The resulting word embeddings pass through Multi-Head Self-Attention in the encoder. Attention calculates relationships between a specific word’s query and other words’ keys and values. It first takes the dot product between the query and the full key matrix to compute attention scores, then applies softmax to obtain probability values. Multiplying this probability vector by the values produces a value-weighted result representing the relationship between the query and keys.

Multi-head attention architecture

In the encoder, Q, K, and V are all produced from the same input, so self-attention is performed.

After attention, the data passes through a Feed Forward Network (FFN). The FFN applies ReLU to the first linear layer, then computes the result through a second linear layer. The weights of these linear layers are shared within a single encoder layer, but different layers have different weights.

Add & Norm, located between attention and FFN, refers to residual connection and layer normalization. A residual connection adds the input and output of a function.

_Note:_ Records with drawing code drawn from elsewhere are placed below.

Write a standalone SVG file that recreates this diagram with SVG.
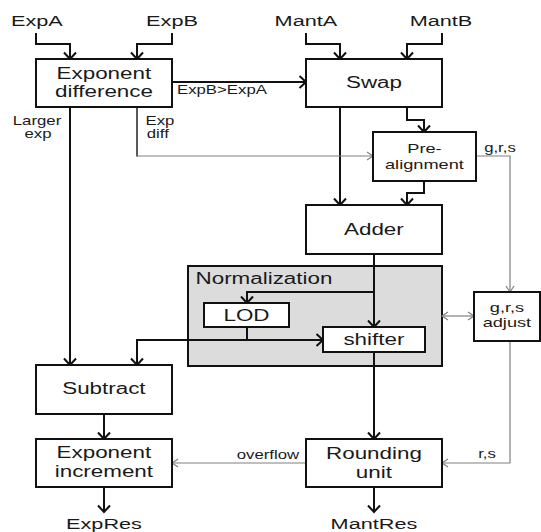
<svg xmlns="http://www.w3.org/2000/svg" width="541" height="532" viewBox="0 0 541 532">
<defs>
<style>
text{font-family:"Liberation Sans",Arial,sans-serif;fill:#1a1a1a;text-anchor:middle;transform-box:fill-box;transform-origin:center;transform:scaleX(1.4)}
.io{font-size:15.5px}
.bx{font-size:16px}
.sm{font-size:13px}
.lb{font-size:12px}
.box{fill:#fff;stroke:#111;stroke-width:2}
.blk{fill:none;stroke:#111;stroke-width:2}
.dk{fill:none;stroke:#222;stroke-width:1.5}
.gry{fill:none;stroke:#808080;stroke-width:1.2}
</style>
<marker id="ab" markerUnits="userSpaceOnUse" viewBox="-10 -8 12 16" markerWidth="12" markerHeight="16" refX="0" refY="0" orient="auto" overflow="visible">
<path d="M-6.5,-6 L0,0 L-6.5,6" fill="none" stroke="#111" stroke-width="2"/>
</marker>
<marker id="ag" markerUnits="userSpaceOnUse" viewBox="-8 -6 10 12" markerWidth="10" markerHeight="12" refX="0" refY="0" orient="auto-start-reverse" overflow="visible">
<path d="M-6,-4 L0,0 L-6,4" fill="none" stroke="#808080" stroke-width="1.2"/>
</marker>
</defs>
<rect width="541" height="532" fill="#fff"/>

<g id="normalization">
<rect x="188" y="266" width="254" height="100" fill="#dcdcdc" stroke="#111" stroke-width="2"/>
<text class="bx" x="264" y="284">Normalization</text>
</g>

<g id="connectors">
<path class="blk" d="M36,33 V44 H70 V59" marker-end="url(#ab)"/>
<path class="blk" d="M172,33 V44 H137 V59" marker-end="url(#ab)"/>
<path class="blk" d="M306,33 V44 H340 V59" marker-end="url(#ab)"/>
<path class="blk" d="M442,33 V44 H407 V59" marker-end="url(#ab)"/>
<path class="blk" d="M172,82 H306" marker-end="url(#ab)"/>
<path class="blk" d="M70,107 V365" marker-end="url(#ab)"/>
<path class="blk" d="M340,107 V205" marker-end="url(#ab)"/>
<path class="blk" d="M407,107 V120 H424 V132" marker-end="url(#ab)"/>
<path class="blk" d="M424,181 V193 H407 V205" marker-end="url(#ab)"/>
<path class="blk" d="M374,254 V327" marker-end="url(#ab)"/>
<path class="blk" d="M374,292 H247 V303" marker-end="url(#ab)"/>
<path class="blk" d="M247,327 V340 H323" marker-end="url(#ab)"/>
<path class="blk" d="M247,340 H137 V365" marker-end="url(#ab)"/>
<path class="blk" d="M104,414 V439" marker-end="url(#ab)"/>
<path class="blk" d="M104,487 V512" marker-end="url(#ab)"/>
<path class="blk" d="M374,352 V439" marker-end="url(#ab)"/>
<path class="blk" d="M374,487 V512" marker-end="url(#ab)"/>
<path class="dk" d="M137,107 V156.5"/>
<path class="gry" d="M137,156 H373" marker-end="url(#ag)"/>
<path class="gry" d="M476,156 H510 V292" marker-end="url(#ag)"/>
<path class="gry" d="M442,316 H474" marker-start="url(#ag)" marker-end="url(#ag)"/>
<path class="gry" d="M510,341 V463 H442" marker-end="url(#ag)"/>
<path class="gry" d="M306,463 H172" marker-end="url(#ag)"/>
<text class="lb" x="222" y="94">ExpB&gt;ExpA</text>
<text class="lb" x="37" y="125">Larger</text>
<text class="lb" x="38" y="138">exp</text>
<text class="lb" x="160" y="125">Exp</text>
<text class="lb" x="158" y="138">diff</text>
<text class="lb" x="500" y="152">g,r,s</text>
<text class="lb" x="268" y="459">overflow</text>
<text class="lb" x="487" y="458">r,s</text>
</g>

<g id="inputs">
<text class="io" x="37" y="26">ExpA</text>
<text class="io" x="172" y="26">ExpB</text>
<text class="io" x="306" y="26">MantA</text>
<text class="io" x="441" y="26">MantB</text>
</g>
<g id="outputs">
<text class="io" x="104" y="529">ExpRes</text>
<text class="io" x="374" y="529">MantRes</text>
</g>

<g id="exp-diff">
<rect class="box" x="36" y="59" width="136" height="48"/>
<text class="bx" x="104" y="79">Exponent</text>
<text class="bx" x="104" y="97">difference</text>
</g>
<g id="swap">
<rect class="box" x="306" y="59" width="136" height="48"/>
<text class="bx" x="374" y="88">Swap</text>
</g>
<g id="pre-alignment">
<rect class="box" x="373" y="132" width="103" height="49"/>
<text class="sm" x="424.5" y="153">Pre-</text>
<text class="sm" x="424.5" y="169">alignment</text>
</g>
<g id="adder">
<rect class="box" x="306" y="205" width="136" height="49"/>
<text class="bx" x="374" y="235">Adder</text>
</g>
<g id="lod">
<rect class="box" x="204" y="303" width="85" height="24"/>
<text class="bx" x="246.5" y="321">LOD</text>
</g>
<g id="shifter">
<rect class="box" x="323" y="327" width="102" height="25"/>
<text class="bx" x="374" y="345">shifter</text>
</g>
<g id="grs-adjust">
<rect class="box" x="474" y="292" width="66" height="49"/>
<text class="sm" x="507" y="312">g,r,s</text>
<text class="sm" x="507" y="327">adjust</text>
</g>
<g id="subtract">
<rect class="box" x="36" y="365" width="136" height="49"/>
<text class="bx" x="104" y="394">Subtract</text>
</g>
<g id="exp-increment">
<rect class="box" x="36" y="439" width="136" height="48"/>
<text class="bx" x="104" y="458">Exponent</text>
<text class="bx" x="104" y="477">increment</text>
</g>
<g id="rounding">
<rect class="box" x="306" y="439" width="136" height="48"/>
<text class="bx" x="374" y="459">Rounding</text>
<text class="bx" x="374" y="478">unit</text>
</g>
</svg>
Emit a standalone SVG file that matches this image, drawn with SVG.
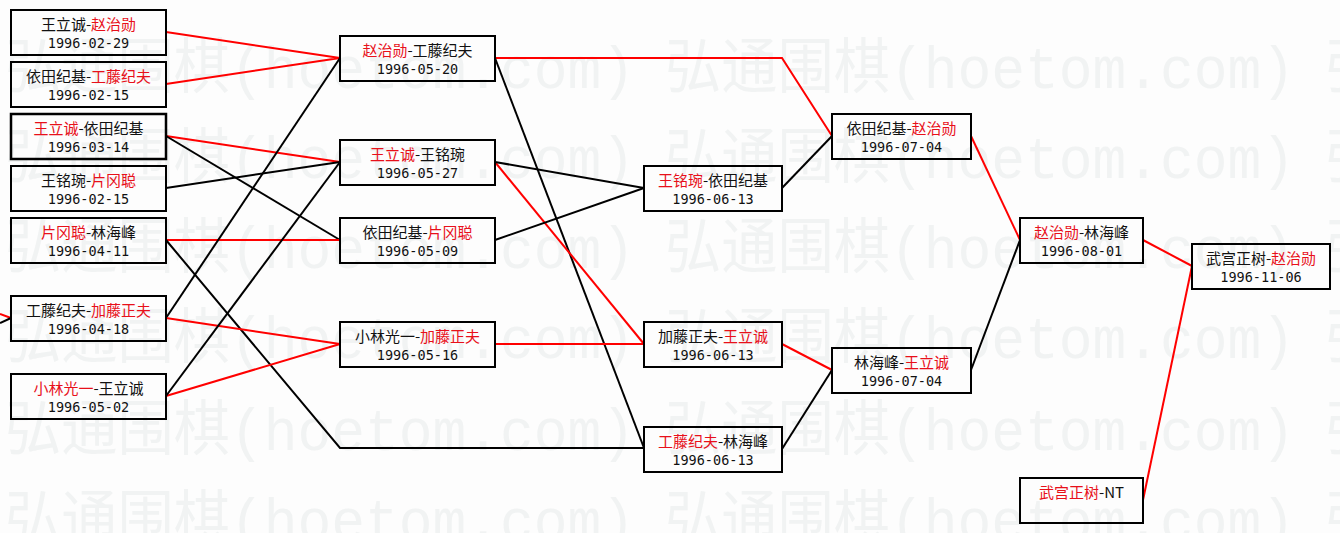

The encoder result is then passed to the decoder. The decoder first performs self-attention. Here, the mask prevents the model from referring to target words after the current time step by assigning very small values to future positions.

The decoder’s second attention uses the encoder outputs as key and value, and the decoder values as query, allowing it to refer to encoder information. The same process is then repeated to produce the final output.

Summary

TF-IDF and BM25 compare text based on word frequency and importance within documents. LSA and LDA attempt to discover hidden topics in documents, and Word2Vec represents words themselves as meaningful vectors. CNNs, RNNs, and LSTMs are neural network-based approaches for learning patterns and sequence in text.

Finally, Attention and Transformer learn which words to treat as more important in long contexts, and evolved in a direction that reduces the burden of sequential computation. The flow of NLP ultimately leads to the question: “How do we turn text into numbers, and how do we learn meaningful relationships among those numbers?”